(segue) Il Patto a quattro
(7 giugno 1933)
[Inizio scritto]
È una rivoluzione di
popolo, fatta da uomini usciti dalla guerra e dal popolo. Non è
il colpo di Stato che viene dall'alto.
È un'affermazione che sale
da 20 milioni di tedeschi.
Sul piano internazionale riaffermo
quanto dissi altra volta, in questa stessa aula:
La Germania esiste nel cuore
dell'Europa con la sua massa imponente di 65 milioni di abitanti; con
la sua storia, la sua cultura, le sue necessità; una politica
veramente europea e diretta al mantenimento della pace non si può
fare senza la Germania, e, peggio ancora, contro la Germania
(approvazioni); tanto meno si potrà condurre siffatta politica
quanto più la Germania orienterà la sua azione
internazionale, secondo i punti essenziali contenuti nel
programmatico discorso di Hitler. (Applausi vivissimi).
Della parte avuta dall'Italia nel
Patto, io non terrò lungo discorso.
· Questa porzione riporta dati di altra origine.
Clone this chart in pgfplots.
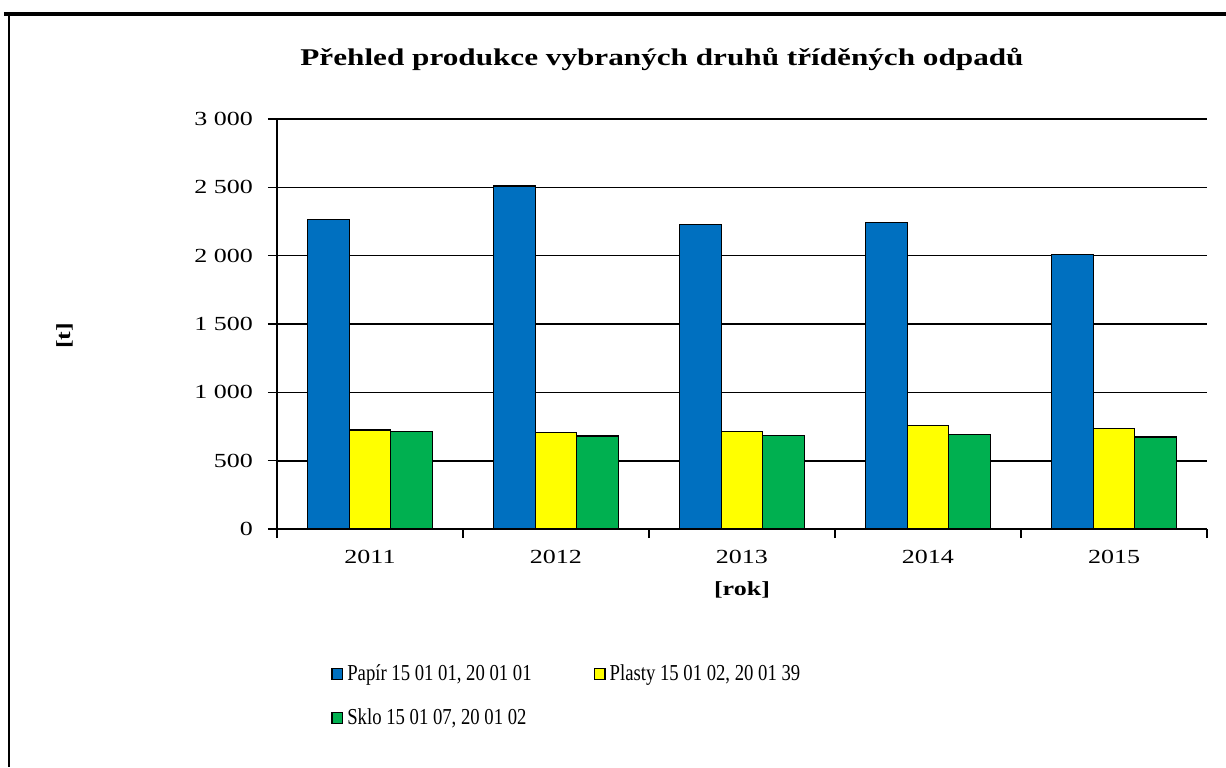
\documentclass[border=0pt]{standalone}
\usepackage{fontspec}
\setmainfont{Liberation Serif}
\newfontfamily\widefont[FakeStretch=1.3]{Liberation Serif}
\newfontfamily\narrowfont[FakeStretch=0.82]{Liberation Serif}
\usepackage{pgfplots}
\pgfplotsset{compat=1.18}
\definecolor{papir}{RGB}{0,112,192}
\definecolor{plasty}{RGB}{255,255,0}
\definecolor{sklo}{RGB}{0,176,80}
\begin{document}
\begin{tikzpicture}
\useasboundingbox (-138.5pt,-119pt) rectangle (474.5pt,264.5pt);
\draw[line width=2pt] (-136.5pt,257.5pt) -- (474.5pt,257.5pt);
\draw[line width=0.8pt] (-134pt,257.5pt) -- (-134pt,-119pt);
\begin{axis}[
  at={(0,0)}, anchor=south west,
  scale only axis,
  width=465pt, height=205pt,
  ybar, ybar=0pt, bar width=20.75pt,
  xmin=-0.5, xmax=4.5, ymin=0, ymax=3000,
  axis x line=bottom, axis y line=left,
  axis line style={-, line width=0.6pt},
  xtick={0,1,2,3,4},
  xticklabels={2011,2012,2013,2014,2015},
  major x tick style={draw=none},
  minor xtick={-0.5,0.5,1.5,2.5,3.5,4.5},
  minor x tick style={line width=0.8pt, black},
  minor tick length=4.5pt,
  tick align=outside,
  ytick={0,500,1000,1500,2000,2500,3000},
  yticklabels={0,500,1 000,1 500,2 000,2 500,3 000},
  major tick length=4.5pt,
  y tick style={black, line width=0.6pt},
  ymajorgrids, grid style={black, line width=0.6pt},
  extra y ticks={500}, extra y tick labels={},
  extra y tick style={grid style={black, line width=1.1pt}},
  tick label style={font=\widefont\fontsize{10}{12}\selectfont, text=black},
  yticklabel style={xshift=-4pt},
  xticklabel style={yshift=-2.5pt},
  title={\widefont\bfseries\fontsize{12}{14}\selectfont Přehled produkce vybraných druhů tříděných odpadů},
  title style={at={(axis description cs:0.414,1.117)}, anchor=center},
  xlabel={\widefont\bfseries\fontsize{10}{12}\selectfont [rok]},
  xlabel style={at={(axis description cs:0.5,-0.149)}, anchor=center},
  ylabel={\widefont\bfseries\fontsize{10}{12}\selectfont [t]},
  ylabel style={at={(axis description cs:-0.228,0.471)}, anchor=center},
  legend columns=2,
  legend cell align=left,
  legend style={at={(axis description cs:0.058,-0.32)}, anchor=north west, draw=none,
    font=\narrowfont\fontsize{11.4}{13}\selectfont, inner sep=0pt, row sep=8.5pt,
    /tikz/every even column/.append style={column sep=29pt}},
  legend image code/.code={\draw[#1, draw=black, line width=0.6pt] (0pt,-2.7pt) rectangle (5.4pt,2.7pt);},
  every axis plot/.append style={draw=black, line width=0.6pt},
]
\addplot[fill=papir] coordinates {(0,2266) (1,2510) (2,2230) (3,2244) (4,2008)};
\addplot[fill=plasty] coordinates {(0,724) (1,707) (2,714) (3,758) (4,738)};
\addplot[fill=sklo] coordinates {(0,716) (1,680) (2,687) (3,694) (4,673)};
\legend{Papír 15 01 01\hbox{,} 20 01 01, Plasty 15 01 02\hbox{,} 20 01 39, Sklo 15 01 07\hbox{,} 20 01 02}
\end{axis}
\end{tikzpicture}
\end{document}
L'iniziativa italiana è
stata dettata dalle ragioni che vi ho esposto in principio. Essa è
l'affermazione categorica, indiscutibile della nostra volontà
di collaborazione e di pace. Durante le conversazioni il Ministero
degli Esteri ha tenuto e coordinato le fila ed aiutato — volta
a volta — a superare le difficoltà.
Mi sia permesso a questo proposito
di ringraziare dinanzi a quest'alta assemblea i tre Ambasciatori di
Francia, Germania, Inghilterra, per l'opera veramente assidua da essi
prestata nello svolgersi del negoziato. (Vivissimi generali
applausi). Non voglio passare sotto silenzio l'adesione significativa
data dal Belgio al Patto a quattro. (Applausi).
Questo Patto interessa
direttamente Stati coi quali pratichiamo da anni una politica di
schietta, salda amicizia: parlo dell'Austria e dell'Ungheria, nel
bacino danubiano (applausi), e della Turchia e della Grecia nel
Mediterraneo Orientale. Esso interessa egualmente un altro grande
Stato: l'Unione delle Repubbliche Sovietiche, con cui ultimamente
abbiamo concluso un trattato di commercio.